There are three teams who rotate through the various scenes for each run-through of the play. And it wasn't until about the 3rd run-through that I realised the significance of what I was doing. Not only was I helping to show the story of Jesus to children (some for the very first time), I was also partaking in Communion up to 6 times a day. And it stopped being just an acted moment for me, and became a chance to reconnect with God in a more regular, and meaningful way.

It's so easy to get caught up in the daily routine of following God, that I think we sometimes take Him for granted, without reaching out to Him as we would a friend. Easter Alive drove this home for me powerfully. Throughout the production, I had to lean heavily on God to get through it without feelings of anger or blame.

Why, you might ask?

Without going into too much detail, one of the cast members had fairly recently caused a lot of hurt and grief for my family, and could only blame us for making them feel bad about how we'd treated them. No remorse or admission of any wrongs have ever been forthcoming from this person.

Going into the production, I knew there was a chance I'd be working closely with this person, and so it came to be. And rather than get upset, refuse to work with them, or spread around any reasons why I didn't want to work with them, I prayed for help with my feelings.

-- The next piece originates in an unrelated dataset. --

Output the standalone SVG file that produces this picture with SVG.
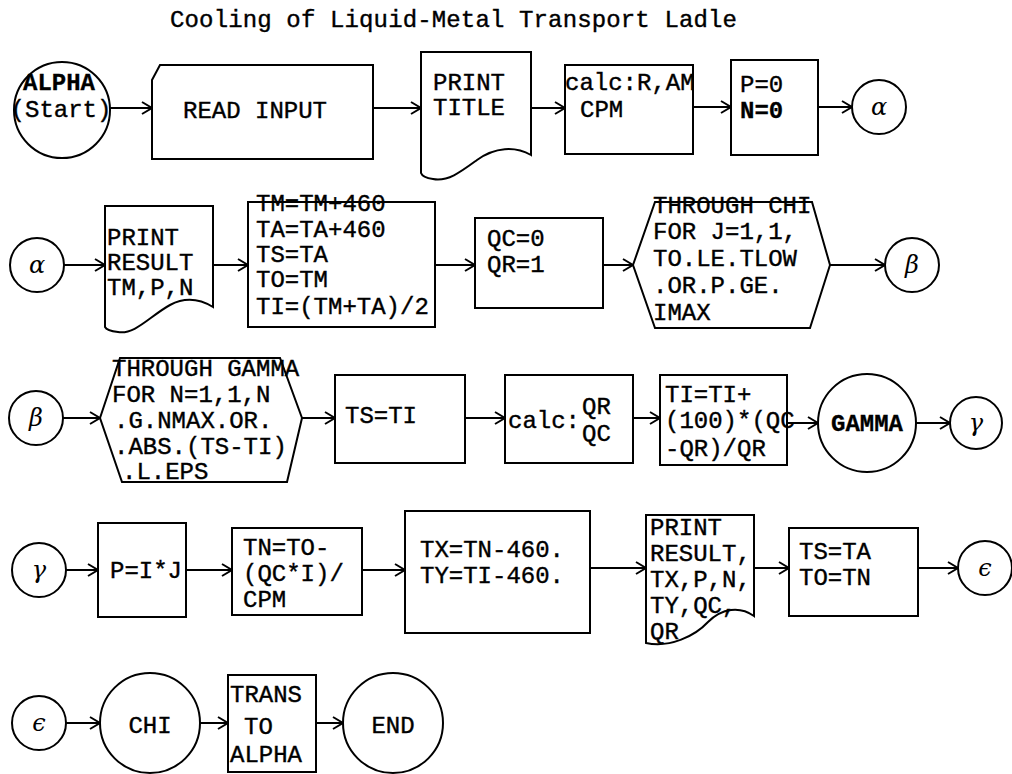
<svg xmlns="http://www.w3.org/2000/svg" width="1012" height="774" viewBox="0 0 1012 774">
<defs>
<marker id="arr" markerUnits="userSpaceOnUse" markerWidth="14" markerHeight="14" refX="12" refY="7" orient="auto">
<path d="M2,1 L12,7 L2,13" fill="none" stroke="#000" stroke-width="2"/>
</marker>
<style>
.s{fill:#fff;stroke:#000;stroke-width:2}
.t{font-family:"Liberation Mono","Courier New",monospace;font-size:24px;fill:#000;stroke:#000;stroke-width:0.4}
.b{font-weight:bold;stroke-width:0.3}
.m{text-anchor:middle}
.g{font-family:"DejaVu Serif","Liberation Serif",serif;font-style:italic;font-size:24px;fill:#000;text-anchor:middle}
.c line{stroke:#000;stroke-width:2;marker-end:url(#arr)}
</style>
</defs>
<rect width="1012" height="774" fill="#fff"/>
<text class="t" x="170" y="27" textLength="567">Cooling of Liquid-Metal Transport Ladle</text>

<g id="connectors" class="c">
<line x1="110" y1="108" x2="152" y2="108"/>
<line x1="373" y1="108" x2="421" y2="108"/>
<line x1="531" y1="108" x2="565" y2="108"/>
<line x1="693" y1="107" x2="731" y2="107"/>
<line x1="818" y1="107" x2="852" y2="107"/>
<line x1="64" y1="265" x2="105" y2="265"/>
<line x1="213" y1="265" x2="248" y2="265"/>
<line x1="435" y1="265" x2="475" y2="265"/>
<line x1="603" y1="265" x2="633" y2="265"/>
<line x1="830" y1="265" x2="885" y2="265"/>
<line x1="63" y1="418" x2="100" y2="418"/>
<line x1="302" y1="418" x2="335" y2="418"/>
<line x1="465" y1="418" x2="505" y2="418"/>
<line x1="633" y1="418" x2="660" y2="418"/>
<line x1="787" y1="423" x2="818" y2="423"/>
<line x1="916" y1="423" x2="950" y2="423"/>
<line x1="66" y1="570" x2="98" y2="570"/>
<line x1="186" y1="570" x2="232" y2="570"/>
<line x1="362" y1="570" x2="405" y2="570"/>
<line x1="590" y1="568" x2="646" y2="568"/>
<line x1="754" y1="568" x2="789" y2="568"/>
<line x1="918" y1="568" x2="958" y2="568"/>
<line x1="66" y1="723" x2="100" y2="723"/>
<line x1="200" y1="723" x2="228" y2="723"/>
<line x1="316" y1="723" x2="343" y2="723"/>
</g>

<g id="alpha_start"><circle class="s" cx="62" cy="110" r="48"/>
<text class="t b m" x="59" y="90">ALPHA</text><text class="t m" x="61" y="117">(Start)</text></g>
<g id="read_input"><polygon class="s" points="152,80 160,65 373,65 373,159 152,159"/>
<text class="t" x="183" y="118">READ INPUT</text></g>
<g id="print_title"><path class="s" d="M421,52 H531 V155 C515,146 495,147 477,160 C462,171 448,182 433,179 C426,178 422,176 421,173 Z"/>
<text class="t" x="433" y="90">PRINT</text><text class="t" x="433" y="115">TITLE</text></g>
<g id="calc_r"><rect class="s" x="565" y="65" width="128" height="89"/>
<text class="t" x="565" y="90">calc:R,AM</text><text class="t" x="580" y="117">CPM</text></g>
<g id="init_pn"><rect class="s" x="731" y="60" width="87" height="95"/>
<text class="t" x="740" y="92">P=0</text><text class="t b" x="740" y="118">N=0</text></g>
<g id="alpha1"><circle class="s" cx="879" cy="107" r="27"/><text class="g" x="879" y="115">α</text></g>

<g id="alpha2"><circle class="s" cx="37" cy="265" r="27"/><text class="g" x="37" y="273">α</text></g>
<g id="print_result1"><path class="s" d="M105,206 H213 V307 C200,299 185,297 170,305 C150,316 135,335 118,332 C110,331 106,329 105,327 Z"/>
<text class="t" x="107" y="245">PRINT</text><text class="t" x="107" y="270">RESULT</text><text class="t" x="107" y="295">TM,P,N</text></g>
<g id="convert"><rect class="s" x="248" y="202" width="187" height="125"/>
<text class="t" x="256" y="211">TM=TM+460</text><text class="t" x="256" y="237">TA=TA+460</text><text class="t" x="256" y="262">TS=TA</text><text class="t" x="256" y="287">TO=TM</text><text class="t" x="256" y="314">TI=(TM+TA)/2</text></g>
<g id="init_q"><rect class="s" x="475" y="218" width="128" height="90"/>
<text class="t" x="487" y="246">QC=0</text><text class="t" x="487" y="272">QR=1</text></g>
<g id="through_chi"><polygon class="s" points="633,265 655,202 812,202 830,265 810,328 655,328"/>
<text class="t" x="653" y="213">THROUGH CHI</text><text class="t" x="653" y="239">FOR J=1,1,</text><text class="t" x="653" y="266">TO.LE.TLOW</text><text class="t" x="653" y="293">.OR.P.GE.</text><text class="t" x="653" y="320">IMAX</text></g>
<g id="beta1"><circle class="s" cx="912" cy="265" r="27"/><text class="g" x="912" y="273">β</text></g>

<g id="beta2"><circle class="s" cx="36" cy="418" r="27"/><text class="g" x="36" y="426">β</text></g>
<g id="through_gamma"><polygon class="s" points="100,418 120,358 280,358 302,418 287,482 122,482"/>
<text class="t" x="112" y="376">THROUGH GAMMA</text><text class="t" x="112" y="402">FOR N=1,1,N</text><text class="t" x="114" y="428">.G.NMAX.OR.</text><text class="t" x="114" y="454">.ABS.(TS-TI)</text><text class="t" x="122" y="479">.L.EPS</text></g>
<g id="ts_ti"><rect class="s" x="335" y="375" width="130" height="88"/>
<text class="t" x="345" y="423">TS=TI</text></g>
<g id="calc_q"><rect class="s" x="505" y="375" width="128" height="88"/>
<text class="t" x="508" y="428">calc:</text><text class="t" x="582" y="414">QR</text><text class="t" x="582" y="441">QC</text></g>
<g id="ti_update"><rect class="s" x="660" y="375" width="127" height="90"/>
<text class="t" x="665" y="402">TI=TI+</text><text class="t" x="665" y="428">(100)*(QC</text><text class="t" x="665" y="456">-QR)/QR</text></g>
<g id="gamma_end"><circle class="s" cx="867" cy="423" r="49"/><text class="t b m" x="867" y="431">GAMMA</text></g>
<g id="gamma1"><circle class="s" cx="976" cy="423" r="26"/><text class="g" x="976" y="431">γ</text></g>

<g id="gamma2"><circle class="s" cx="39" cy="570" r="27"/><text class="g" x="39" y="578">γ</text></g>
<g id="p_calc"><rect class="s" x="98" y="523" width="88" height="94"/>
<text class="t" x="110" y="578">P=I*J</text></g>
<g id="tn_calc"><rect class="s" x="232" y="528" width="130" height="87"/>
<text class="t" x="243" y="555">TN=TO-</text><text class="t" x="243" y="581">(QC*I)/</text><text class="t" x="243" y="607">CPM</text></g>
<g id="tx_ty"><rect class="s" x="405" y="511" width="185" height="122"/>
<text class="t" x="420" y="557">TX=TN-460.</text><text class="t" x="420" y="583">TY=TI-460.</text></g>
<g id="print_result2"><path class="s" d="M646,515 H754 V616 C740,606 722,608 708,622 C695,636 670,648 646,643 Z"/>
<text class="t" x="650" y="535">PRINT</text><text class="t" x="650" y="561">RESULT,</text><text class="t" x="650" y="587">TX,P,N,</text><text class="t" x="650" y="613">TY,QC,</text><text class="t" x="650" y="639">QR</text></g>
<g id="ts_to"><rect class="s" x="789" y="528" width="129" height="88"/>
<text class="t" x="799" y="559">TS=TA</text><text class="t" x="799" y="585">TO=TN</text></g>
<g id="eps1"><circle class="s" cx="985" cy="568" r="27"/><text class="g" x="985" y="576">ϵ</text></g>

<g id="eps2"><circle class="s" cx="39" cy="723" r="27"/><text class="g" x="39" y="731">ϵ</text></g>
<g id="chi"><circle class="s" cx="150" cy="723" r="50"/><text class="t m" x="150" y="733">CHI</text></g>
<g id="trans"><rect class="s" x="228" y="675" width="88" height="97"/>
<text class="t" x="230" y="702">TRANS</text><text class="t" x="244" y="734">TO</text><text class="t" x="230" y="762">ALPHA</text></g>
<g id="end"><circle class="s" cx="393" cy="723" r="50"/><text class="t m" x="393" y="733">END</text></g>
</svg>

These feelings are very raw, because the problem this person made far, far worse is still ongoing for my family, and causing daily problems for us. It'd be so easy to meet this person again after 4 months, and just let fly with my feelings. But I couldn't. Not that I didn't want to, but rather, I was there for something more important than my problems with one person.

I was there to help children see Jesus and how he treated others. It turns out I wasn't there to be an actor; God had put me there to rest in Him, and show His forgiveness to people around me.




I've learnt a lot about forgiveness this past week. Jesus sat and ate with Judas, even though He knew He'd be betrayed. He ate with Peter, who would deny Him. He told them what would happen, but He didn't shun them. He treated them as friends in the face of their actions.

This is the forgiveness I was given the strength to show this week. In the face of one who has hurt my family deeply, I chose to be friendly. I didn't bring up my hurt, and I didn't condemn them for it.

I have found out a hard truth of forgiveness this week. When you forgive, it is you making the decision. When you forgive, the other person doesn't have to admit any failing. When you forgive, you need to forgive in thought, action, heart and words.

When you forgive, you need God to help.